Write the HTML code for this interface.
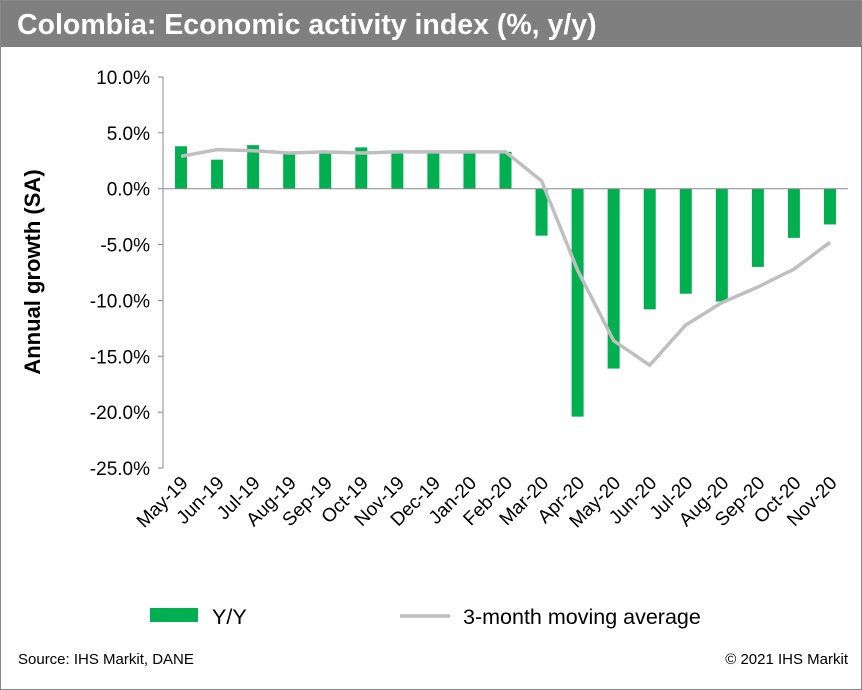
<!DOCTYPE html>
<html><head><meta charset="utf-8"><style>
body{margin:0;width:862px;height:690px;background:#fff;font-family:"Liberation Sans",Arial,sans-serif;overflow:hidden}
.frame{position:absolute;left:0;top:0;width:860px;height:688px;border:1px solid #888}
.title{position:absolute;left:1px;top:1px;width:860px;height:46px;background:#7f7f7f;color:#fff;font-weight:bold;font-size:28.5px;line-height:48px;padding-left:16px;box-sizing:border-box}
</style></head><body>
<div class="frame"></div>
<div class="title">Colombia: Economic activity index (%, y/y)</div>
<svg id="c" width="862" height="690" style="position:absolute;left:0;top:0"></svg>
<script>
const categories=["May-19","Jun-19","Jul-19","Aug-19","Sep-19","Oct-19","Nov-19","Dec-19","Jan-20","Feb-20","Mar-20","Apr-20","May-20","Jun-20","Jul-20","Aug-20","Sep-20","Oct-20","Nov-20"];
const yyValues=[3.8,2.6,3.9,3.2,3.3,3.7,3.3,3.3,3.3,3.3,-4.2,-20.4,-16.1,-10.8,-9.4,-10.1,-7.0,-4.4,-3.2];
const avgValues=[2.9,3.5,3.4,3.2,3.3,3.2,3.3,3.3,3.3,3.3,0.7,-7.3,-13.6,-15.8,-12.2,-10.2,-8.8,-7.2,-4.8];
const yTicks=[10,5,0,-5,-10,-15,-20,-25];
const yTickLabels=["10.0%","5.0%","0.0%","-5.0%","-10.0%","-15.0%","-20.0%","-25.0%"];
const svg=document.getElementById('c');const NS='http://www.w3.org/2000/svg';
const L=163,R=848,T=77,B=468,yMax=10,yMin=-25;
const step=(R-L)/categories.length;
const y=v=>T+(yMax-v)/(yMax-yMin)*(B-T);
const x=i=>L+step*(i+0.5);
function mk(t,a,p){const e=document.createElementNS(NS,t);for(const k in a)e.setAttribute(k,a[k]);(p||svg).appendChild(e);return e;}
mk('line',{x1:L,y1:T,x2:L,y2:B,stroke:'#888'});
yTicks.forEach((v,i)=>{
 const t=mk('line',{x1:L-5,y1:y(v),x2:L,y2:y(v),stroke:'#888'});
 
 const l=mk('text',{x:150,y:y(v)+7,'text-anchor':'end','font-size':19,fill:'#000'});l.textContent=yTickLabels[i];
 
});
const yt=mk('text',{x:0,y:0,transform:'translate(40,272) rotate(-90)','text-anchor':'middle','font-size':22,'font-weight':'bold'});yt.textContent='Annual growth (SA)';

categories.forEach((c,i)=>{
 const v=yyValues[i];const bw=12;
 const b=mk('rect',{x:x(i)-bw/2,y:Math.min(y(v),y(0)),width:bw,height:Math.abs(y(v)-y(0)),fill:'#00b050'});
 
 const l=mk('text',{x:0,y:0,transform:`translate(${x(i)+8},484) rotate(-45)`,'text-anchor':'end','font-size':19});
 l.textContent=c;
 
});
mk('line',{x1:L,y1:y(0),x2:R,y2:y(0),stroke:'#888'});
const ln=mk('polyline',{points:avgValues.map((v,i)=>x(i)+','+y(v)).join(' '),fill:'none',stroke:'#bfbfbf','stroke-width':3.5});

const lg1=mk('rect',{x:150,y:608,width:48,height:14,fill:'#00b050'});
const lt1=mk('text',{x:212,y:624,'font-size':21.5});lt1.textContent='Y/Y';
const lg2=mk('line',{x1:400,y1:616,x2:450,y2:616,stroke:'#bfbfbf','stroke-width':3.5});
const lt2=mk('text',{x:463,y:624,'font-size':21.5});lt2.textContent='3-month moving average';
const s=mk('text',{x:18,y:664,'font-size':15});s.textContent='Source: IHS Markit, DANE';
const cp=mk('text',{x:848,y:664,'font-size':15,'text-anchor':'end'});cp.textContent='© 2021 IHS Markit';
</script>
</body></html>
━━━━━━
REQUIREMENT:
Write the full listing out again with every line unchanged, but include no pictures.

EXERCISE SOLUTION:
Write the HTML code for this interface.
<!DOCTYPE html>
<html><head><meta charset="utf-8"><style>
body{margin:0;width:862px;height:690px;background:#fff;font-family:"Liberation Sans",Arial,sans-serif;overflow:hidden}
.frame{position:absolute;left:0;top:0;width:860px;height:688px;border:1px solid #888}
.title{position:absolute;left:1px;top:1px;width:860px;height:46px;background:#7f7f7f;color:#fff;font-weight:bold;font-size:28.5px;line-height:48px;padding-left:16px;box-sizing:border-box}
</style></head><body>
<div class="frame"></div>
<div class="title">Colombia: Economic activity index (%, y/y)</div>
<svg id="c" width="862" height="690" style="position:absolute;left:0;top:0"></svg>
<script>
const categories=["May-19","Jun-19","Jul-19","Aug-19","Sep-19","Oct-19","Nov-19","Dec-19","Jan-20","Feb-20","Mar-20","Apr-20","May-20","Jun-20","Jul-20","Aug-20","Sep-20","Oct-20","Nov-20"];
const yyValues=[3.8,2.6,3.9,3.2,3.3,3.7,3.3,3.3,3.3,3.3,-4.2,-20.4,-16.1,-10.8,-9.4,-10.1,-7.0,-4.4,-3.2];
const avgValues=[2.9,3.5,3.4,3.2,3.3,3.2,3.3,3.3,3.3,3.3,0.7,-7.3,-13.6,-15.8,-12.2,-10.2,-8.8,-7.2,-4.8];
const yTicks=[10,5,0,-5,-10,-15,-20,-25];
const yTickLabels=["10.0%","5.0%","0.0%","-5.0%","-10.0%","-15.0%","-20.0%","-25.0%"];
const svg=document.getElementById('c');const NS='http://www.w3.org/2000/svg';
const L=163,R=848,T=77,B=468,yMax=10,yMin=-25;
const step=(R-L)/categories.length;
const y=v=>T+(yMax-v)/(yMax-yMin)*(B-T);
const x=i=>L+step*(i+0.5);
function mk(t,a,p){const e=document.createElementNS(NS,t);for(const k in a)e.setAttribute(k,a[k]);(p||svg).appendChild(e);return e;}
mk('line',{x1:L,y1:T,x2:L,y2:B,stroke:'#888'});
yTicks.forEach((v,i)=>{
 const t=mk('line',{x1:L-5,y1:y(v),x2:L,y2:y(v),stroke:'#888'});
 
 const l=mk('text',{x:150,y:y(v)+7,'text-anchor':'end','font-size':19,fill:'#000'});l.textContent=yTickLabels[i];
 
});
const yt=mk('text',{x:0,y:0,transform:'translate(40,272) rotate(-90)','text-anchor':'middle','font-size':22,'font-weight':'bold'});yt.textContent='Annual growth (SA)';

categories.forEach((c,i)=>{
 const v=yyValues[i];const bw=12;
 const b=mk('rect',{x:x(i)-bw/2,y:Math.min(y(v),y(0)),width:bw,height:Math.abs(y(v)-y(0)),fill:'#00b050'});
 
 const l=mk('text',{x:0,y:0,transform:`translate(${x(i)+8},484) rotate(-45)`,'text-anchor':'end','font-size':19});
 l.textContent=c;
 
});
mk('line',{x1:L,y1:y(0),x2:R,y2:y(0),stroke:'#888'});
const ln=mk('polyline',{points:avgValues.map((v,i)=>x(i)+','+y(v)).join(' '),fill:'none',stroke:'#bfbfbf','stroke-width':3.5});

const lg1=mk('rect',{x:150,y:608,width:48,height:14,fill:'#00b050'});
const lt1=mk('text',{x:212,y:624,'font-size':21.5});lt1.textContent='Y/Y';
const lg2=mk('line',{x1:400,y1:616,x2:450,y2:616,stroke:'#bfbfbf','stroke-width':3.5});
const lt2=mk('text',{x:463,y:624,'font-size':21.5});lt2.textContent='3-month moving average';
const s=mk('text',{x:18,y:664,'font-size':15});s.textContent='Source: IHS Markit, DANE';
const cp=mk('text',{x:848,y:664,'font-size':15,'text-anchor':'end'});cp.textContent='© 2021 IHS Markit';
</script>
</body></html>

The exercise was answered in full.